Written instruction: Your job is to return the lines between the line holding "Output the LaTeX" and the line holding "minimum width=156pt] (man)", inclusive, exactly and with no pictures.

Material provided:
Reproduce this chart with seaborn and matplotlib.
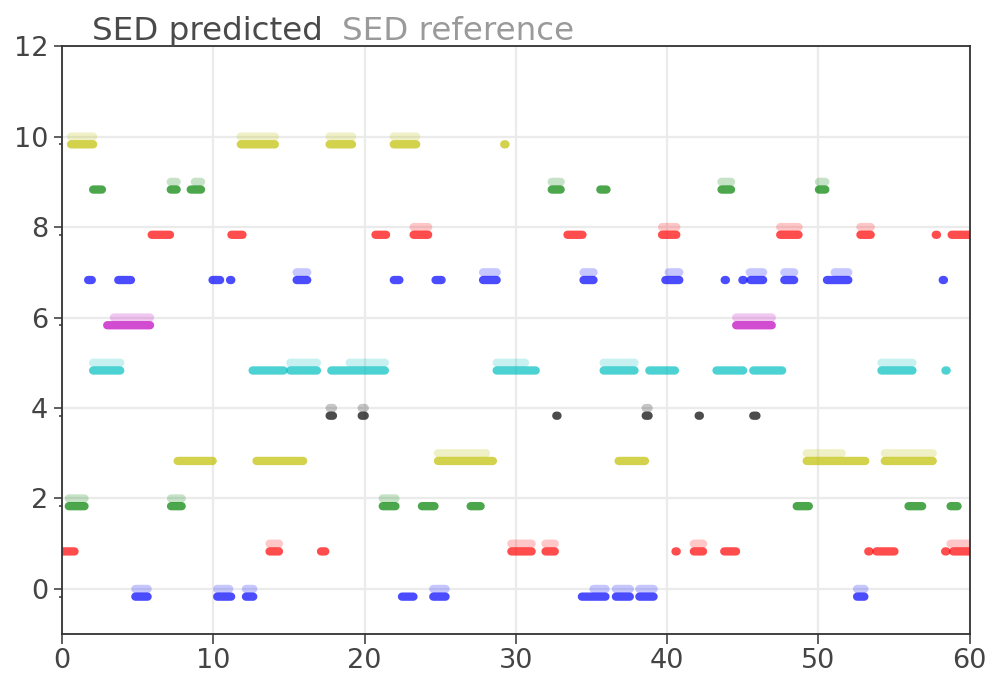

==

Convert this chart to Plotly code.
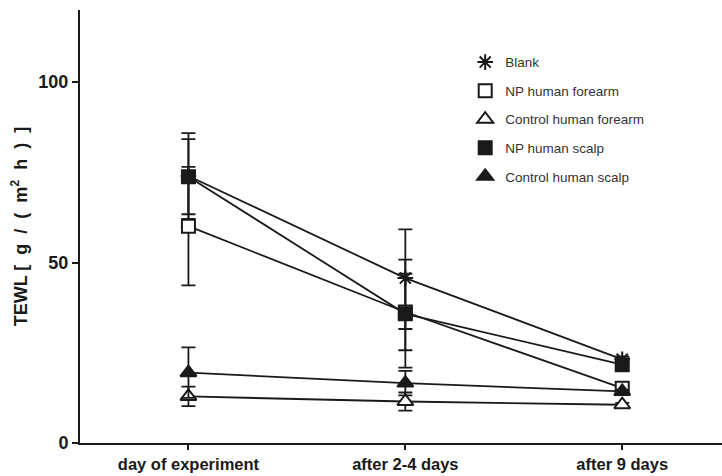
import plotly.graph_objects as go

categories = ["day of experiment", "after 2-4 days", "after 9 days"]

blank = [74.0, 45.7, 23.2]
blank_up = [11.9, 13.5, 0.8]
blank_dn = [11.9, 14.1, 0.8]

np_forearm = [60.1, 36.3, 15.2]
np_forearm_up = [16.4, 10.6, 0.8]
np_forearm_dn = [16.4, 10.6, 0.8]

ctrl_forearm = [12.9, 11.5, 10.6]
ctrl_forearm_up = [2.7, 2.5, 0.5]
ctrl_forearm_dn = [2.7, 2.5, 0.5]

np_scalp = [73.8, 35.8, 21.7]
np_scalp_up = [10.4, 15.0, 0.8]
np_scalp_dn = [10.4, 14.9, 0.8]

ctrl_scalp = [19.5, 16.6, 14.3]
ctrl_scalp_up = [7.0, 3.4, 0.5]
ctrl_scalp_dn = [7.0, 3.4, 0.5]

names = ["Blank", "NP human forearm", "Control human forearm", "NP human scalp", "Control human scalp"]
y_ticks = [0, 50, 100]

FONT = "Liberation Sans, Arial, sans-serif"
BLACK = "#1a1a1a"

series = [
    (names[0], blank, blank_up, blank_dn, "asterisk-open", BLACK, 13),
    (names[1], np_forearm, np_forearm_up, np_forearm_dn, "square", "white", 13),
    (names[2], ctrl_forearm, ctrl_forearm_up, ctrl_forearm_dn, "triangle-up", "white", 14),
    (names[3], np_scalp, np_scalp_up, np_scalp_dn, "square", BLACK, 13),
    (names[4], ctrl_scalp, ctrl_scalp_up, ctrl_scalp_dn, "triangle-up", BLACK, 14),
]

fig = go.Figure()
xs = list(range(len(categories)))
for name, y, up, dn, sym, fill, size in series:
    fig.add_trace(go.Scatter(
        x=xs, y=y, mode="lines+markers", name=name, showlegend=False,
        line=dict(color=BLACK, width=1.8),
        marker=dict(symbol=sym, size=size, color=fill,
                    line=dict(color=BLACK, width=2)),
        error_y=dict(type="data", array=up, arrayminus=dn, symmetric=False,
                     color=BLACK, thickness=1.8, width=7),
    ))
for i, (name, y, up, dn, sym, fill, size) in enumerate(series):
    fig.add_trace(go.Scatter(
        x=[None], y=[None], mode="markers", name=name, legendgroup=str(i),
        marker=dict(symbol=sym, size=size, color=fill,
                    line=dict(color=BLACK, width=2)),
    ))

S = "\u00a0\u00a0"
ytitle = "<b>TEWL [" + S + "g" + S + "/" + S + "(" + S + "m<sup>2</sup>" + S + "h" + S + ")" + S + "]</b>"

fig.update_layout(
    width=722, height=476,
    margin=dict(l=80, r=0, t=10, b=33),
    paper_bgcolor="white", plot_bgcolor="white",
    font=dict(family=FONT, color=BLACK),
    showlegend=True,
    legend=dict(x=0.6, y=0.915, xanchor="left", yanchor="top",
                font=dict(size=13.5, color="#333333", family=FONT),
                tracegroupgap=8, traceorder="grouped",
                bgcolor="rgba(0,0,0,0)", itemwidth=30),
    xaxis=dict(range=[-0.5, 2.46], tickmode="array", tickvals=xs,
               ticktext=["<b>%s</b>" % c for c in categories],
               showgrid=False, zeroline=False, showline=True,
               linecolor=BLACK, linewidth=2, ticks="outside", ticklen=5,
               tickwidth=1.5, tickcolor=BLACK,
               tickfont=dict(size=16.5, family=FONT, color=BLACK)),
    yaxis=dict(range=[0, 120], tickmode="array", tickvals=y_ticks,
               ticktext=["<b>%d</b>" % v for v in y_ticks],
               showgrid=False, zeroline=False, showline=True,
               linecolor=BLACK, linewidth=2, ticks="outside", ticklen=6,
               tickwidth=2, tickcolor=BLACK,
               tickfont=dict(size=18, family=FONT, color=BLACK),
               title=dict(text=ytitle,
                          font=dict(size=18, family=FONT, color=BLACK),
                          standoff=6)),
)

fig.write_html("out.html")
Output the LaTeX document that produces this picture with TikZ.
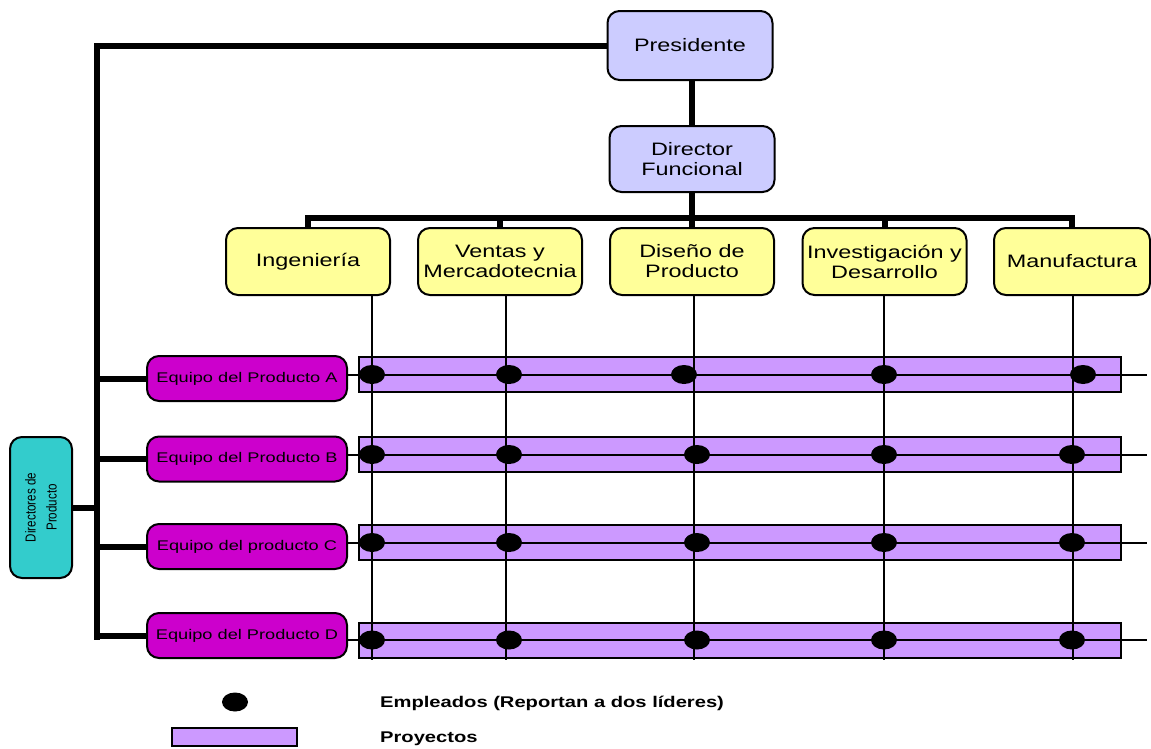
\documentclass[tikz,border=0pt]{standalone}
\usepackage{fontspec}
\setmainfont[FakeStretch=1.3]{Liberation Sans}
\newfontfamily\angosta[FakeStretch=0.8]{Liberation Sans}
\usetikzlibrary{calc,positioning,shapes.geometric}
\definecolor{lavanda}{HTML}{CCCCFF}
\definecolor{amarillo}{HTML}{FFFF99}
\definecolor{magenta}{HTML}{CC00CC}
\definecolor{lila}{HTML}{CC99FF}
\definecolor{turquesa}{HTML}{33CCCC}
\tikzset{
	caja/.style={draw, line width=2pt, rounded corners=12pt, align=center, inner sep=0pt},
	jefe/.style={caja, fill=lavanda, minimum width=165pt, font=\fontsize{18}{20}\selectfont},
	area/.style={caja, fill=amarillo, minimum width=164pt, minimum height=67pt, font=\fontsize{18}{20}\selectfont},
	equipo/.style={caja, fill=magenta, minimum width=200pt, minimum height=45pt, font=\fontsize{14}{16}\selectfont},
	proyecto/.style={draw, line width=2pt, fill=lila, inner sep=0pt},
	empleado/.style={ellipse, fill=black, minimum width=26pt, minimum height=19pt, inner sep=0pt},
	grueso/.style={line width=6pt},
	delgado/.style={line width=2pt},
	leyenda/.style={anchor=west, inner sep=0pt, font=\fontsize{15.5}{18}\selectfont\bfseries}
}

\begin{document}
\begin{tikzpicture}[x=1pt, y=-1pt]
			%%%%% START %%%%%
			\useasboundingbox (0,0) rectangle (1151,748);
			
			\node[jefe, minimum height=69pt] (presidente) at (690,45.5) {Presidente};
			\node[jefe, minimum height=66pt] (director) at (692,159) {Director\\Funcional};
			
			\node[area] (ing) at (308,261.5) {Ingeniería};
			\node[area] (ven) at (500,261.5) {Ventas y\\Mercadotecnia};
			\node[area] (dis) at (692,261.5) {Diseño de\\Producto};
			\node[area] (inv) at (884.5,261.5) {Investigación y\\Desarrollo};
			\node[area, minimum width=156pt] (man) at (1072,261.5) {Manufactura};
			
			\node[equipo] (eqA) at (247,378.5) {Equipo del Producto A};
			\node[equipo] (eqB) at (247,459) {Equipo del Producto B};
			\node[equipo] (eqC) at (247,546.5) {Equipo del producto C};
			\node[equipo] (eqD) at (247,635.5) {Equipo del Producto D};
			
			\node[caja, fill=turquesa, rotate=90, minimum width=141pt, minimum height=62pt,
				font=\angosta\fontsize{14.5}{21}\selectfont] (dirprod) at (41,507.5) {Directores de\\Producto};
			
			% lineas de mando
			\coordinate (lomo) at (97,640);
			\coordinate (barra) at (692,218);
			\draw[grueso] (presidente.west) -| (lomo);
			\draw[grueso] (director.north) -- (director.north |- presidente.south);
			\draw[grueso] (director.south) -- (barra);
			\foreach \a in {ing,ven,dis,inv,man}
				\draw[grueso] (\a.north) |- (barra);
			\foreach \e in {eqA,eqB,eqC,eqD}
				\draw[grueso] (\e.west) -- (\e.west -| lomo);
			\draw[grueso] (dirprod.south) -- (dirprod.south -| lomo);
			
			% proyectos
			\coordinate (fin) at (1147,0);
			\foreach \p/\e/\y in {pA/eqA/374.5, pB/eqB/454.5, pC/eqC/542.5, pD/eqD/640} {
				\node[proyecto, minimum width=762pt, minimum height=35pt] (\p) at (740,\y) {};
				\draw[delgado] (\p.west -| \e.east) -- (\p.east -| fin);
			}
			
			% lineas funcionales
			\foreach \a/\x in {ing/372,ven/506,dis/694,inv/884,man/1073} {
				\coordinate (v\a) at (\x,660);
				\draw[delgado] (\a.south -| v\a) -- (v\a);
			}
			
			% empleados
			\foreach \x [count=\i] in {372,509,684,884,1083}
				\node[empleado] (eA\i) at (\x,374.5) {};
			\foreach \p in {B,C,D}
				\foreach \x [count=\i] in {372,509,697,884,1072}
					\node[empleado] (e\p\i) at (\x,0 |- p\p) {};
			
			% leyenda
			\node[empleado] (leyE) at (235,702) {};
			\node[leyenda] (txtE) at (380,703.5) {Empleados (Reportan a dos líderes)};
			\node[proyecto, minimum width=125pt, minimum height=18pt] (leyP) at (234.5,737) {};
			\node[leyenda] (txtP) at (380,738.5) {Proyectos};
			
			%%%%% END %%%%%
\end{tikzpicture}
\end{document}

...

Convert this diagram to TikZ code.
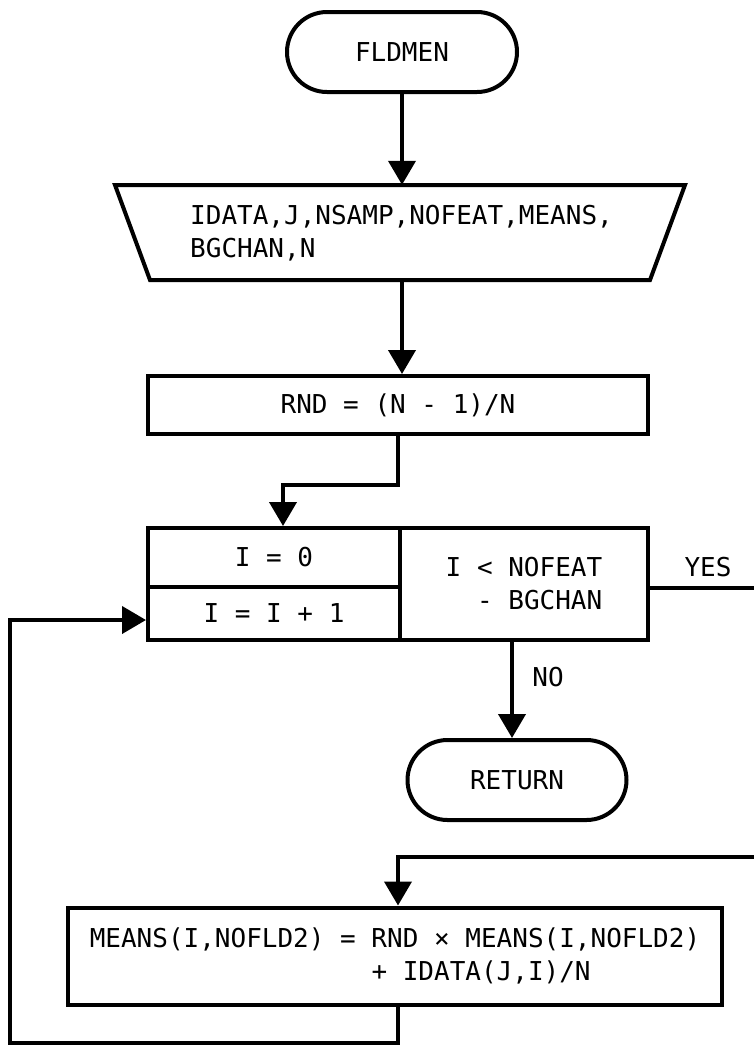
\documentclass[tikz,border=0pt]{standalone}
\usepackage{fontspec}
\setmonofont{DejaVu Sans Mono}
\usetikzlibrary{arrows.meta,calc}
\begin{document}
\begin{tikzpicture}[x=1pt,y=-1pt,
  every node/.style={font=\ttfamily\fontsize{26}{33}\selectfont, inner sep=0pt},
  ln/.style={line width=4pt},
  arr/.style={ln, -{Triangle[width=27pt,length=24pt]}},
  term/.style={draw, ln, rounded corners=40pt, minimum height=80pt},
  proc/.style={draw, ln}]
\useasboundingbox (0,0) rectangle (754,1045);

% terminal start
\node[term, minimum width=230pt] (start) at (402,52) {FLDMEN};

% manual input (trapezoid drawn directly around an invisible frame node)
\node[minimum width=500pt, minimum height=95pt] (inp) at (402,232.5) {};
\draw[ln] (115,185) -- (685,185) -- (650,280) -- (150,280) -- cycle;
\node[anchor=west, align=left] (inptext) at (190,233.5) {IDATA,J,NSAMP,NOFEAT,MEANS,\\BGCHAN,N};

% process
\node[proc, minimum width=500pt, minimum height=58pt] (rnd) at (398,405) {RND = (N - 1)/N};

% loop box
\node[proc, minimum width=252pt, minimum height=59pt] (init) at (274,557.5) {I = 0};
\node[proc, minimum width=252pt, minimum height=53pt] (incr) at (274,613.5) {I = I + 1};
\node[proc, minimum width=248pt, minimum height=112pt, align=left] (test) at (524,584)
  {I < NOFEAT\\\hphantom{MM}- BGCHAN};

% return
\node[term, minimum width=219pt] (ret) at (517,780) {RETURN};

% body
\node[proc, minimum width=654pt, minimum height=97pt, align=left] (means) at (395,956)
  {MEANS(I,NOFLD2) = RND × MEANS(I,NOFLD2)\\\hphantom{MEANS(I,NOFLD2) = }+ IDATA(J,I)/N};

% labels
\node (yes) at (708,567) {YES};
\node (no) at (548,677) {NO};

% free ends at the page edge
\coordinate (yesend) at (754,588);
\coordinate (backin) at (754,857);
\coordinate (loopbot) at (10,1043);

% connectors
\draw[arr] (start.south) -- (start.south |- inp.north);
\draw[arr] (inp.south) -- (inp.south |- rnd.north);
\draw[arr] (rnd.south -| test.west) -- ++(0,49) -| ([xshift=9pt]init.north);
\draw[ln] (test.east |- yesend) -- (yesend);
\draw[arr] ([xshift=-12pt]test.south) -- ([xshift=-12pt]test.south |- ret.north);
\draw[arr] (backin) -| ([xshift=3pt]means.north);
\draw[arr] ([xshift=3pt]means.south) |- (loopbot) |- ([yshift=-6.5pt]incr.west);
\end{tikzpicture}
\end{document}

Final answer:
Output the LaTeX document that produces this picture with TikZ.
\documentclass[tikz,border=0pt]{standalone}
\usepackage{fontspec}
\setmainfont[FakeStretch=1.3]{Liberation Sans}
\newfontfamily\angosta[FakeStretch=0.8]{Liberation Sans}
\usetikzlibrary{calc,positioning,shapes.geometric}
\definecolor{lavanda}{HTML}{CCCCFF}
\definecolor{amarillo}{HTML}{FFFF99}
\definecolor{magenta}{HTML}{CC00CC}
\definecolor{lila}{HTML}{CC99FF}
\definecolor{turquesa}{HTML}{33CCCC}
\tikzset{
	caja/.style={draw, line width=2pt, rounded corners=12pt, align=center, inner sep=0pt},
	jefe/.style={caja, fill=lavanda, minimum width=165pt, font=\fontsize{18}{20}\selectfont},
	area/.style={caja, fill=amarillo, minimum width=164pt, minimum height=67pt, font=\fontsize{18}{20}\selectfont},
	equipo/.style={caja, fill=magenta, minimum width=200pt, minimum height=45pt, font=\fontsize{14}{16}\selectfont},
	proyecto/.style={draw, line width=2pt, fill=lila, inner sep=0pt},
	empleado/.style={ellipse, fill=black, minimum width=26pt, minimum height=19pt, inner sep=0pt},
	grueso/.style={line width=6pt},
	delgado/.style={line width=2pt},
	leyenda/.style={anchor=west, inner sep=0pt, font=\fontsize{15.5}{18}\selectfont\bfseries}
}

\begin{document}
\begin{tikzpicture}[x=1pt, y=-1pt]
			%%%%% START %%%%%
			\useasboundingbox (0,0) rectangle (1151,748);
			
			\node[jefe, minimum height=69pt] (presidente) at (690,45.5) {Presidente};
			\node[jefe, minimum height=66pt] (director) at (692,159) {Director\\Funcional};
			
			\node[area] (ing) at (308,261.5) {Ingeniería};
			\node[area] (ven) at (500,261.5) {Ventas y\\Mercadotecnia};
			\node[area] (dis) at (692,261.5) {Diseño de\\Producto};
			\node[area] (inv) at (884.5,261.5) {Investigación y\\Desarrollo};
			\node[area, minimum width=156pt] (man) at (1072,261.5) {Manufactura};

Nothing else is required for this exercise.